In 2011, a CGI-animated series Appleseed XIII premiered, directed by Takayuki Hamana. It was released in Japan as a 13-episode ONA series and were compiled into two theatrical feature films. The first feature film titled, Appleseed XIII: Tartaros was released on June 13, 2011. The second titled, Appleseed XIII: Ouranos was released on October 24, 2011. During the release of the feature films, limited edition first Blu-ray volumes were being sold in theaters and the episodes were being streamed online.

===Games===
A box set for using an Appleseed setting with WARPS (Wild Adventure Role Play System) RPG was released by Tsukuda Hobby on October 19, 1988. An action video game titled Appleseed: Oracle of Prometheus (アップルシード プロメテウスの神託, Appurushīdo Purometeusu no Shintaku) for the Super Famicom was released on August 26, 1994, and was published by Visit.

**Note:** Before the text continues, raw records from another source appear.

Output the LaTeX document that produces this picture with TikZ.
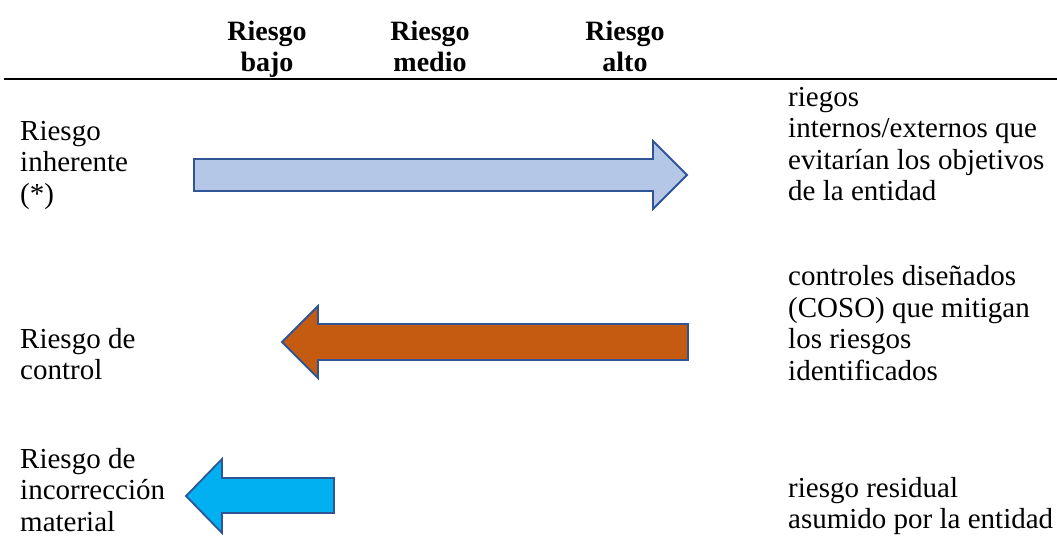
\documentclass[tikz,border=0pt]{standalone}
\usepackage{fontspec}
\setmainfont{Liberation Serif}

\definecolor{arrowedge}{HTML}{2F5597}
\definecolor{inhfill}{HTML}{B4C7E7}
\definecolor{ctrlfill}{HTML}{C55A11}
\definecolor{matfill}{HTML}{00B0F0}

\begin{document}
\begin{tikzpicture}
[
	x=1pt, y=-1pt,
	colhead/.style={font=\fontsize{28}{31}\selectfont\bfseries, align=center, anchor=north, inner sep=0pt},
	rowlabel/.style={font=\fontsize{29}{31.5}\selectfont, align=left, anchor=west, inner sep=0pt},
	blockarrow/.style={draw=arrowedge, line width=1.8pt, line join=miter}
]

	\useasboundingbox (0,0) rectangle (1057,539);

	% column heads
	\node[colhead] (bajo) at (267,20.5) {Riesgo\\bajo};
	\node[colhead] (medio) at (430,20.5) {Riesgo\\medio};
	\node[colhead] (alto) at (625,20.5) {Riesgo\\alto};
	\coordinate (ruleL) at (4,79);
	\coordinate (ruleR) at (1057,79);
	\draw[line width=2pt] (ruleL) -- (ruleR);

	% row labels
	\node[rowlabel] (inherente) at (20,165) {Riesgo\\inherente\\(*)};
	\node[rowlabel] (control) at (20,354) {Riesgo de\\control};
	\node[rowlabel] (material) at (20,490) {Riesgo de\\incorrección\\material};

	% descriptions
	\node[rowlabel] (descInherente) at (788,144) {riegos\\internos/externos que\\evitarían los objetivos\\de la entidad};
	\node[rowlabel] (descControl) at (788,323) {controles diseñados\\(COSO) que mitigan\\los riesgos\\identificados};
	\node[rowlabel] (descMaterial) at (788,506) {riesgo residual\\asumido por la entidad};

	% arrows
	\draw[blockarrow, fill=inhfill] (194,159) -- (653,159) -- (653,141) -- (687,175)
		-- (653,209) -- (653,191) -- (194,191) -- cycle;
	\draw[blockarrow, fill=ctrlfill] (688,324) -- (318,324) -- (318,306) -- (282,342)
		-- (318,378) -- (318,360) -- (688,360) -- cycle;
	\draw[blockarrow, fill=matfill] (334,478) -- (222,478) -- (222,459) -- (186,496)
		-- (222,533) -- (222,513) -- (334,513) -- cycle;

\end{tikzpicture}
\end{document}
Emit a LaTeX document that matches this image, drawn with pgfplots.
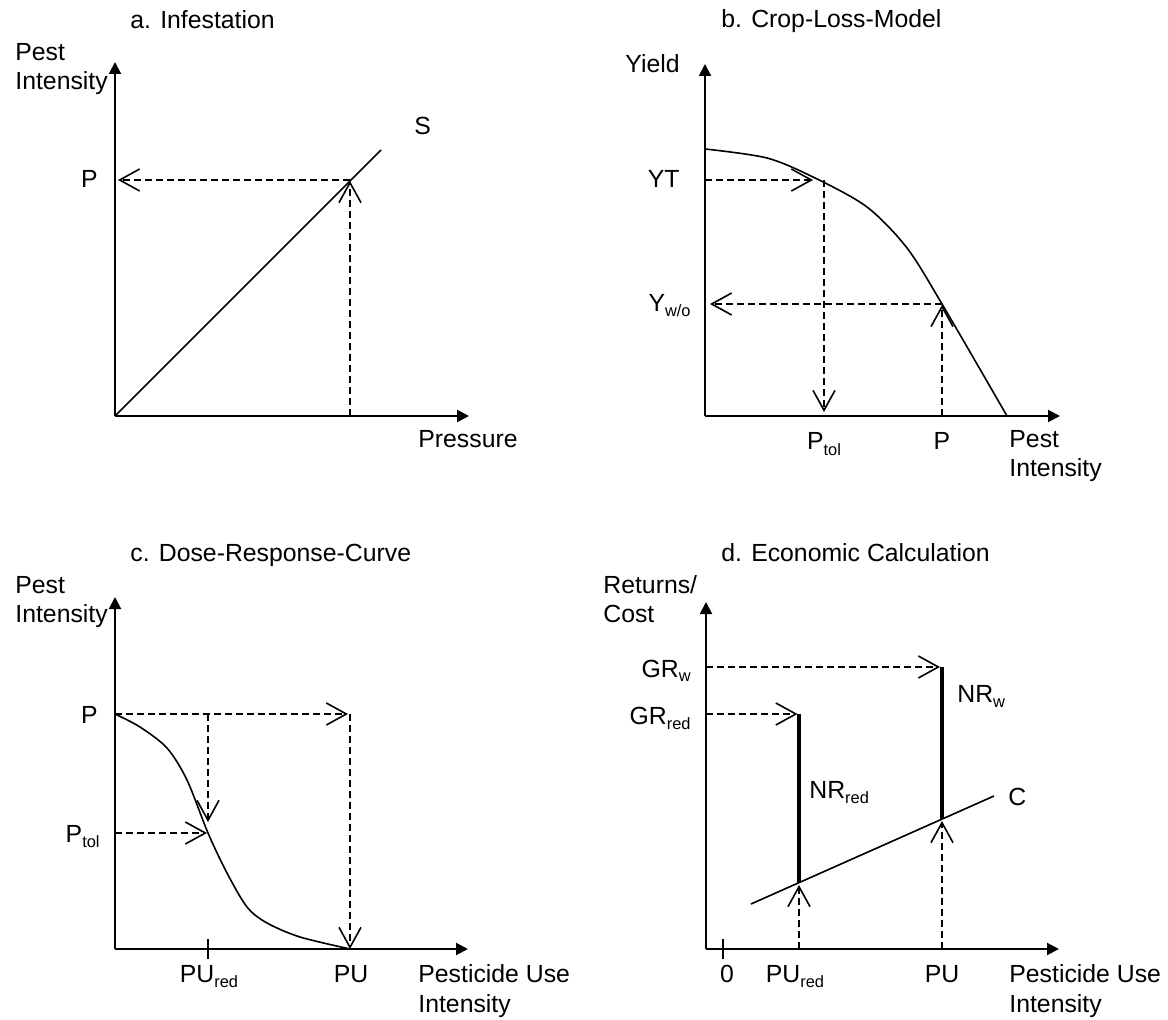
\documentclass[border=0pt]{standalone}
\usepackage{pgfplots}
\pgfplotsset{compat=1.18}
\usepackage{fontspec}
\setmainfont{Liberation Sans}
\usetikzlibrary{arrows.meta}

% subscript in text font
\newcommand{\sub}[1]{\raisebox{-2.5pt}{\fontsize{8.2}{8.2}\selectfont #1}}

\pgfplotsset{
  panel/.style={
    scale only axis, axis lines=left, clip=false,
    xtick=\empty, ytick=\empty,
    axis line style={line width=1pt, -{Triangle[length=6pt,width=6pt]}},
    anchor=south west,
  },
}
\tikzset{
  lbl/.style={inner sep=0pt},
  curve/.style={line width=0.8pt, black},
  thickbar/.style={line width=1.6pt, black},
  guide/.style={line width=0.8pt, black, dash pattern=on 3.5pt off 2pt,
    -{Straight Barb[length=10pt,width=11pt]}},
}

\begin{document}
\fontsize{12.4}{14.5}\selectfont
\begin{tikzpicture}[font=\fontsize{12.4}{14.5}\selectfont]
\useasboundingbox (0,0) rectangle (584pt,509.5pt);

% a. Infestation
\begin{axis}[panel, at={(57.5pt,301.5pt)}, width=177pt, height=177pt,
  xmin=115, xmax=469, ymin=603, ymax=957]
  \addplot[curve] coordinates {(115,603) (381,869)};
  \addplot[guide] coordinates {(350,839) (118,839)};
  \addplot[guide] coordinates {(350,603) (350,838)};
  \node[lbl, anchor=base west] at (axis cs:130,990) {a. Infestation};
  \node[lbl, anchor=base west] at (axis cs:15,958) {Pest};
  \node[lbl, anchor=base west] at (axis cs:15,929) {Intensity};
  \node[lbl, anchor=base east] at (axis cs:98,831) {P};
  \node[lbl, anchor=base west] at (axis cs:414,884) {S};
  \node[lbl, anchor=base west] at (axis cs:418,571) {Pressure};
\end{axis}

% b. Crop-Loss-Model
\begin{axis}[panel, at={(352.5pt,301.5pt)}, width=177.5pt, height=176pt,
  xmin=705, xmax=1060, ymin=603, ymax=955]
  \addplot[curve, smooth] coordinates {
    (705,870) (767,861) (815,841) (867,812) (907,771) (942,715) (1007,603)};
  \addplot[guide] coordinates {(705,839) (813,839)};
  \addplot[guide] coordinates {(824,839) (824,607)};
  \addplot[guide] coordinates {(942,715) (710,715)};
  \addplot[guide] coordinates {(942,603) (942,714)};
  \node[lbl, anchor=base west] at (axis cs:721,991) {b. Crop-Loss-Model};
  \node[lbl, anchor=base east] at (axis cs:680,946) {Yield};
  \node[lbl, anchor=base east] at (axis cs:680,831) {YT};
  \node[lbl, anchor=base east] at (axis cs:691,707) {Y\sub{w/o}};
  \node[lbl, anchor=base] at (axis cs:824,569) {P\sub{tol}};
  \node[lbl, anchor=base] at (axis cs:942,569) {P};
  \node[lbl, anchor=base west] at (axis cs:1009,571) {Pest};
  \node[lbl, anchor=base west] at (axis cs:1009,542) {Intensity};
\end{axis}

% c. Dose-Response-Curve
\begin{axis}[panel, at={(57.5pt,35pt)}, width=176.5pt, height=176pt,
  xmin=115, xmax=468, ymin=70, ymax=422,
  xtick={208}, xticklabels={}, major tick length=10pt, tick align=center,
  tick style={line width=1pt, black}]
  \addplot[curve, smooth] coordinates {
    (115,305) (140,292) (167,271) (187,239) (208,186) (227,146)
    (247,112) (267,96) (300,82) (350,70)};
  \addplot[guide] coordinates {(115,305) (348,305)};
  \addplot[guide] coordinates {(208,305) (208,197)};
  \addplot[guide] coordinates {(115,186) (207,186)};
  \addplot[guide] coordinates {(350,305) (350,70)};
  \node[lbl, anchor=base west] at (axis cs:130,457) {c. Dose-Response-Curve};
  \node[lbl, anchor=base west] at (axis cs:15,426) {Pest};
  \node[lbl, anchor=base west] at (axis cs:15,397) {Intensity};
  \node[lbl, anchor=base east] at (axis cs:98,296) {P};
  \node[lbl, anchor=base east] at (axis cs:100,177) {P\sub{tol}};
  \node[lbl, anchor=base] at (axis cs:209,37) {PU\sub{red}};
  \node[lbl, anchor=base] at (axis cs:351,37) {PU};
  \node[lbl, anchor=base west] at (axis cs:418,37) {Pesticide Use};
  \node[lbl, anchor=base west] at (axis cs:418,7) {Intensity};
\end{axis}

% d. Economic Calculation
\begin{axis}[panel, at={(353pt,35pt)}, width=176.5pt, height=173.5pt,
  xmin=706, xmax=1059, ymin=70, ymax=417,
  xtick={722.5}, xticklabels={}, major tick length=10pt, tick align=center,
  tick style={line width=1pt, black}]
  \addplot[curve] coordinates {(751,115) (994,223)};
  \addplot[thickbar] coordinates {(799,305) (799,136.3)};
  \addplot[thickbar] coordinates {(942,352) (942,200)};
  \addplot[guide] coordinates {(706,352) (940,352)};
  \addplot[guide] coordinates {(706,305) (797.5,305)};
  \addplot[guide] coordinates {(799,70) (799,134)};
  \addplot[guide] coordinates {(942,70) (942,198)};
  \node[lbl, anchor=base west] at (axis cs:721,457) {d. Economic Calculation};
  \node[lbl, anchor=base west] at (axis cs:603,426) {Returns/};
  \node[lbl, anchor=base west] at (axis cs:603,397) {Cost};
  \node[lbl, anchor=base east] at (axis cs:691,342) {GR\sub{w}};
  \node[lbl, anchor=base east] at (axis cs:691,295) {GR\sub{red}};
  \node[lbl, anchor=base west] at (axis cs:957,317) {NR\sub{w}};
  \node[lbl, anchor=base west] at (axis cs:809,221) {NR\sub{red}};
  \node[lbl, anchor=base west] at (axis cs:1008,214) {C};
  \node[lbl, anchor=base] at (axis cs:727,37) {0};
  \node[lbl, anchor=base] at (axis cs:795,37) {PU\sub{red}};
  \node[lbl, anchor=base] at (axis cs:942,37) {PU};
  \node[lbl, anchor=base west] at (axis cs:1009,37) {Pesticide Use};
  \node[lbl, anchor=base west] at (axis cs:1009,7) {Intensity};
\end{axis}
\end{tikzpicture}
\end{document}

A PlayStation 2 game titled Appleseed EX was developed by Sega and based on the 2004 film adaptation. The game was released in February 2007, as well as the Limited Box set. An online game known as Appleseed the Online was released on October 20, 2005; however servers closed on November 13, 2006. A second online game known as Appleseed Tactics was released on October 29, 2009. Servers closed on July 15, 2010.

==Reception==
Appleseed won the 17th Seiun Award for Best Manga in 1986.

Reviews of the manga series have been seen as positive. Manga Review noted that Shirow's works on Appleseed are both cool and functional. Anime.com points out that the manga's storyline does not detract despite the combination of both action and humor. Helen McCarthy in 500 Essential Anime Movies stated that the manga "is packed with political, ecological, technical, and literary references and subtexts, but it's also an enjoyable science fiction adventure".

==Legacy==
Director Neill Blomkamp has cited Appleseeds Briareos as an influence on the design of the eponymous character in his 2015 film, Chappie.

The French FÉLIN (Fantassin à Équipement et Liaisons Intégrés – Integrated Infantryman Equipment and Communications, an infantry combat system) has a firing capability directly inspired by Appleseed.